Transcribe the records below from the first line to the line that includes "from matplotlib.lines import Line2D", inclusive, and omit the pictures.

** BEGIN Material for this task **

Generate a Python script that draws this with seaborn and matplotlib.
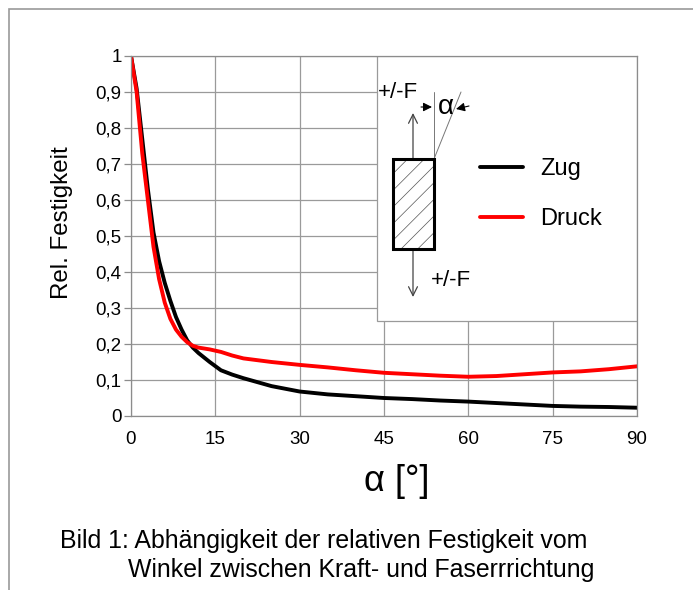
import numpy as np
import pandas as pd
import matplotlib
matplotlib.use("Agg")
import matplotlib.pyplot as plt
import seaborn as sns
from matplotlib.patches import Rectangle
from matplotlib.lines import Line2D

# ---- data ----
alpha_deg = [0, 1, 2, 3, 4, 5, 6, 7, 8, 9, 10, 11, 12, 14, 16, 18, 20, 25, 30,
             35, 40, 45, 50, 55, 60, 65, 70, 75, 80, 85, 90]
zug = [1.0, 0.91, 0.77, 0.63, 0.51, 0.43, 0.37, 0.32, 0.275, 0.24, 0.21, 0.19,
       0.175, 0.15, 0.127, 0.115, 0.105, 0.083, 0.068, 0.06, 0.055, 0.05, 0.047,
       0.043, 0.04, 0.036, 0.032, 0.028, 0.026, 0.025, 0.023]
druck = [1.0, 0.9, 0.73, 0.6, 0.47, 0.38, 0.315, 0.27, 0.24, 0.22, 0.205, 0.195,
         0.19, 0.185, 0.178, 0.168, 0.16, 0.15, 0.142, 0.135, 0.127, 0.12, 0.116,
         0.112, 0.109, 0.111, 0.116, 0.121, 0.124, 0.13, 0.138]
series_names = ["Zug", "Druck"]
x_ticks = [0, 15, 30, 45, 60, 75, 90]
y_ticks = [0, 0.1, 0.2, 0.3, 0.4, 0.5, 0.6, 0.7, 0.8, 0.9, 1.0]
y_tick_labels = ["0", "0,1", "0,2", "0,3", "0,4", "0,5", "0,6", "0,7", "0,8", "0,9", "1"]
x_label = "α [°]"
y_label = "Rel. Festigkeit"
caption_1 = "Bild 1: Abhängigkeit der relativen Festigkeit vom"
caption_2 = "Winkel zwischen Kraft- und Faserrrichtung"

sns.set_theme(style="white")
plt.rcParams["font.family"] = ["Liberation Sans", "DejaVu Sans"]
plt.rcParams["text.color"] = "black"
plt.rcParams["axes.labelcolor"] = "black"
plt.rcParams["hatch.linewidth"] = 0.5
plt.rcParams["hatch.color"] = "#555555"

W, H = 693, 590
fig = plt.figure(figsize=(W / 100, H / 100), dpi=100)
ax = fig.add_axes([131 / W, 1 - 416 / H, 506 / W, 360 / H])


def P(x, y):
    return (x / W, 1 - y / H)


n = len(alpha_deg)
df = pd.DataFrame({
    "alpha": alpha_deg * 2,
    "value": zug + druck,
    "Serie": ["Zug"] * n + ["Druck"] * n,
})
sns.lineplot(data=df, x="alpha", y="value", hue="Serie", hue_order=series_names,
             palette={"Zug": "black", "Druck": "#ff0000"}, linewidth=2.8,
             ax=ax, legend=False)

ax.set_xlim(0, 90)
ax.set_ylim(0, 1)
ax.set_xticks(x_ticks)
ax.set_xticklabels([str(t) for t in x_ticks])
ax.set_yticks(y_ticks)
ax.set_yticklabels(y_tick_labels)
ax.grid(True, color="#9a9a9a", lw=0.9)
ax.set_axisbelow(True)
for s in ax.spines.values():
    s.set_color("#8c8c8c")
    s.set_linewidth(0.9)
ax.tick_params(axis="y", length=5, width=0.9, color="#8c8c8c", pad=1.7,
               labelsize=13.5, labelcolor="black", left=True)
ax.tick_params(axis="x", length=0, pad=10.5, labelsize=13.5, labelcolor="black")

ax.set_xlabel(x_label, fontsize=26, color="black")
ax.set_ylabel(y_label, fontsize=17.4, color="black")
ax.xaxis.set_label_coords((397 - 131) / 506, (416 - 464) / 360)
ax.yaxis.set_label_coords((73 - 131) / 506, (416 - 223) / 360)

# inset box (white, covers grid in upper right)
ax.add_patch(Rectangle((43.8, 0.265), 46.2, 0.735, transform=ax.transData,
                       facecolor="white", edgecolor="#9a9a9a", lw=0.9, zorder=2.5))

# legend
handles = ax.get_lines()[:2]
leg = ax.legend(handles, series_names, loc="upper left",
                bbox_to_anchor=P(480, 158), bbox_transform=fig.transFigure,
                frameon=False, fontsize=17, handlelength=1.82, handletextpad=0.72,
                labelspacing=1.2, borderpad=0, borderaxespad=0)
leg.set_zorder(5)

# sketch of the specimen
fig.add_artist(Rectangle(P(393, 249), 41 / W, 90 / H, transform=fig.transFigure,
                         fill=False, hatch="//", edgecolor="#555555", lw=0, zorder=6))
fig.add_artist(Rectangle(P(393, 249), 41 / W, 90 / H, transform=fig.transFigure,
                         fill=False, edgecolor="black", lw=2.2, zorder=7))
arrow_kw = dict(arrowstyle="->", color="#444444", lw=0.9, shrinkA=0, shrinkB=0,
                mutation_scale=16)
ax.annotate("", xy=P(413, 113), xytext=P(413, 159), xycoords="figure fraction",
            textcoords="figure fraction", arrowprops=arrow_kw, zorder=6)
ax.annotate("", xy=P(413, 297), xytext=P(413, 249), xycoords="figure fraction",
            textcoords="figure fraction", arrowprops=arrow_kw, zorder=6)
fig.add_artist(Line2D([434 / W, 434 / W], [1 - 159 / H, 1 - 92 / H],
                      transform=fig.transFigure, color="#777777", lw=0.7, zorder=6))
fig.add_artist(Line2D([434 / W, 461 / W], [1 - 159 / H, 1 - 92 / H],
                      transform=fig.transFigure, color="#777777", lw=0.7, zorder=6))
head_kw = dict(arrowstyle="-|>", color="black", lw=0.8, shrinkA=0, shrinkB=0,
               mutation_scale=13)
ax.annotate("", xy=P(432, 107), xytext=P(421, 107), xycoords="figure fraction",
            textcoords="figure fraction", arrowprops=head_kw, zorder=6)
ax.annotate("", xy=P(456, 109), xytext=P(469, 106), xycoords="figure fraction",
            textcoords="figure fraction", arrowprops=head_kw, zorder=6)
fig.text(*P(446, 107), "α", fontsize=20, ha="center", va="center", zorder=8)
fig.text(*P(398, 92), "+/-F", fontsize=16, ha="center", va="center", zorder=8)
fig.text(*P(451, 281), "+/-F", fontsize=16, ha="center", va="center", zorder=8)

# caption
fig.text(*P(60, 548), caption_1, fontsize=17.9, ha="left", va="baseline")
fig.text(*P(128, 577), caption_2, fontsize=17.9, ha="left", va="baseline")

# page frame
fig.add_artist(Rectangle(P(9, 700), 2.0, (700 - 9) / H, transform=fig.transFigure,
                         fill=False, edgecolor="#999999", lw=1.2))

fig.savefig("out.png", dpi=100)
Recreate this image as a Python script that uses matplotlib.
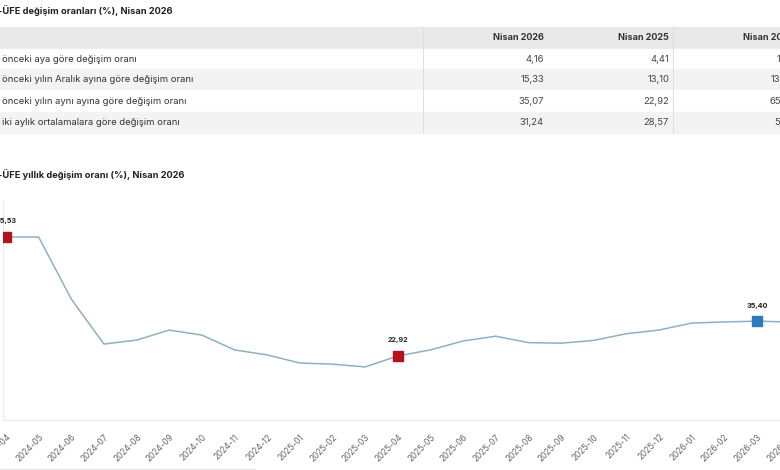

** END Material for this task **

Full answer »
Generate a Python script that draws this with seaborn and matplotlib.
import numpy as np
import pandas as pd
import matplotlib
matplotlib.use("Agg")
import matplotlib.pyplot as plt
import seaborn as sns
from matplotlib.patches import Rectangle
from matplotlib.lines import Line2D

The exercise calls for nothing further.